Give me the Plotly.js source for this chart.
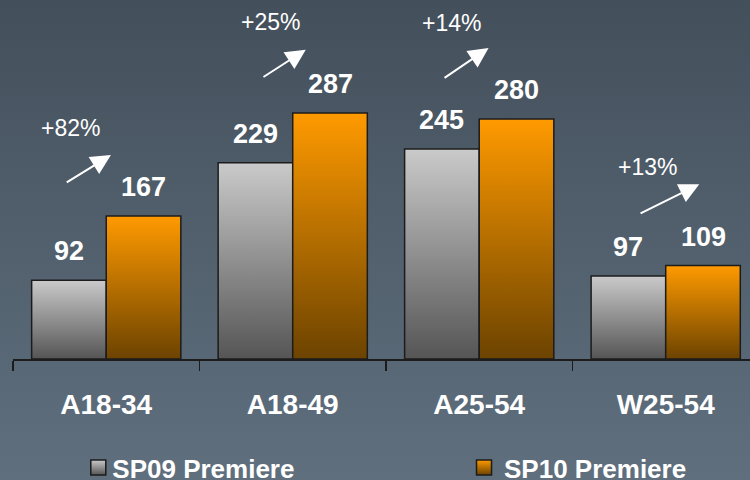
<!DOCTYPE html>
<html>
<head>
<meta charset="utf-8">
<script src="https://cdn.plot.ly/plotly-3.0.1.min.js"></script>
<style>
  html, body { margin: 0; padding: 0; width: 750px; height: 480px; overflow: hidden; }
  body { background: linear-gradient(to bottom, #434f5b 0%, #52606d 50%, #5f6f7e 100%); }
  #chart { width: 750px; height: 480px; }
</style>
</head>
<body>
<div id="chart"></div>
<script>
// ---- data ----
const categories = ['A18-34', 'A18-49', 'A25-54', 'W25-54'];
const sp09 = [92, 229, 245, 97];
const sp10 = [167, 287, 280, 109];
const seriesNames = ['SP09 Premiere', 'SP10 Premiere'];
const changeLabels = ['+82%', '+25%', '+14%', '+13%'];

// ---- arrow/label placement (layout only, in axis units) ----
const changePlacement = [
  { tx: -0.19, ty: 270, ax: -0.22, ay: 205, hx: 0.025, hy: 238 },
  { tx: 0.88, ty: 393, ax: 0.835, ay: 328, hx: 1.07, hy: 361 },
  { tx: 1.85, ty: 392, ax: 1.806, ay: 327, hx: 2.05, hy: 363 },
  { tx: 2.90, ty: 224, ax: 2.857, ay: 169, hx: 3.18, hy: 204 }
];

const FONT = 'Liberation Sans, Arial, Helvetica, sans-serif';
const barLine = { color: '#1c1c1c', width: 1.5 };

const traces = [
  { type: 'bar', name: seriesNames[0], x: categories, y: sp09, legend: 'legend',
    marker: { color: '#8e8e8e', line: barLine }, hoverinfo: 'skip' },
  { type: 'bar', name: seriesNames[1], x: categories, y: sp10, legend: 'legend2',
    marker: { color: '#c07400', line: barLine }, hoverinfo: 'skip' }
];

const annotations = [];
const groupOffset = 0.2;
const valueFont = { family: FONT, size: 27, color: '#ffffff', weight: 'bold' };
categories.forEach((c, i) => {
  annotations.push({ x: i - groupOffset, y: sp09[i], xref: 'x', yref: 'y', text: String(sp09[i]),
    showarrow: false, yanchor: 'bottom', yshift: 12, font: valueFont });
  annotations.push({ x: i + groupOffset, y: sp10[i], xref: 'x', yref: 'y', text: String(sp10[i]),
    showarrow: false, yanchor: 'bottom', yshift: 12, font: valueFont });
  const p = changePlacement[i];
  annotations.push({ x: p.tx, y: p.ty, xref: 'x', yref: 'y', text: changeLabels[i],
    showarrow: false, xanchor: 'center', yanchor: 'middle',
    font: { family: FONT, size: 23, color: '#ffffff' } });
  annotations.push({ x: p.hx, y: p.hy, xref: 'x', yref: 'y', ax: p.ax, ay: p.ay, axref: 'x', ayref: 'y',
    text: '', showarrow: true, arrowhead: 2, arrowsize: 2, arrowwidth: 2, arrowcolor: '#ffffff' });
});

const legendFont = { family: FONT, size: 26, color: '#ffffff', weight: 'bold' };
const legendBase = { orientation: 'h', xref: 'container', yref: 'container', xanchor: 'left',
  yanchor: 'middle', y: 0.026, bgcolor: 'rgba(0,0,0,0)', borderwidth: 0, font: legendFont };

const layout = {
  width: 750, height: 480,
  margin: { l: 13, r: 0, t: 0, b: 121, pad: 0 },
  paper_bgcolor: 'rgba(0,0,0,0)', plot_bgcolor: 'rgba(0,0,0,0)',
  font: { family: FONT, color: '#ffffff' },
  barmode: 'group', bargap: 0.2, bargroupgap: 0,
  showlegend: true,
  legend: Object.assign({}, legendBase, { x: 0.1044 }),
  legend2: Object.assign({}, legendBase, { x: 0.6187 }),
  xaxis: { type: 'category', range: [-0.5, 3.452], showgrid: false, zeroline: false,
    showline: true, linecolor: '#1c1c1c', linewidth: 1.5,
    ticks: 'outside', tickson: 'boundaries', ticklen: 10, tickwidth: 1.5, tickcolor: '#1c1c1c',
    ticklabelstandoff: 20,
    tickfont: { family: FONT, size: 28, color: '#ffffff', weight: 'bold' }, fixedrange: true },
  yaxis: { range: [0, 419], visible: false, fixedrange: true },
  annotations: annotations
};

Plotly.newPlot('chart', traces, layout, { staticPlot: true, responsive: false }).then(gd => {
  const svg = gd.querySelector('svg.main-svg');
  const defs = svg.querySelector('defs');
  const NS = 'http://www.w3.org/2000/svg';
  function grad(id, top, bottom) {
    const g = document.createElementNS(NS, 'linearGradient');
    g.setAttribute('id', id);
    g.setAttribute('x1', '0'); g.setAttribute('y1', '0');
    g.setAttribute('x2', '0'); g.setAttribute('y2', '1');
    [[0, top], [1, bottom]].forEach(([o, c]) => {
      const s = document.createElementNS(NS, 'stop');
      s.setAttribute('offset', o); s.setAttribute('stop-color', c);
      g.appendChild(s);
    });
    defs.appendChild(g);
  }
  grad('gGray', '#cacaca', '#555555');
  grad('gOrange', '#ff9a00', '#6c4300');
  const ids = ['gGray', 'gOrange'];
  gd.querySelectorAll('.barlayer .trace').forEach((t, i) => {
    t.querySelectorAll('path').forEach(p => { p.style.fill = 'url(#' + ids[i] + ')'; });
  });
  const legends = [gd.querySelector('.legend'), gd.querySelector('.legend2')];
  legends.forEach((lg, i) => {
    if (!lg) return;
    lg.querySelectorAll('.legendpoints path').forEach(p => {
      p.setAttribute('d', 'M7.5,7.5H-7.5V-7.5H7.5Z');
      p.style.fill = 'url(#' + ids[i] + ')';
    });
    lg.querySelectorAll('text.legendtext').forEach(t => { t.setAttribute('x', '34'); });
  });
});
</script>
</body>
</html>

• _Task brief_: Begin at the first line of the data above and repeat each line exactly, stopping after the line containing "const changeLabels = ['+82%', '+25%', '+14%', '+13%'];". Omit the pictures.

• _The result_:
Give me the Plotly.js source for this chart.
<!DOCTYPE html>
<html>
<head>
<meta charset="utf-8">
<script src="https://cdn.plot.ly/plotly-3.0.1.min.js"></script>
<style>
  html, body { margin: 0; padding: 0; width: 750px; height: 480px; overflow: hidden; }
  body { background: linear-gradient(to bottom, #434f5b 0%, #52606d 50%, #5f6f7e 100%); }
  #chart { width: 750px; height: 480px; }
</style>
</head>
<body>
<div id="chart"></div>
<script>
// ---- data ----
const categories = ['A18-34', 'A18-49', 'A25-54', 'W25-54'];
const sp09 = [92, 229, 245, 97];
const sp10 = [167, 287, 280, 109];
const seriesNames = ['SP09 Premiere', 'SP10 Premiere'];
const changeLabels = ['+82%', '+25%', '+14%', '+13%'];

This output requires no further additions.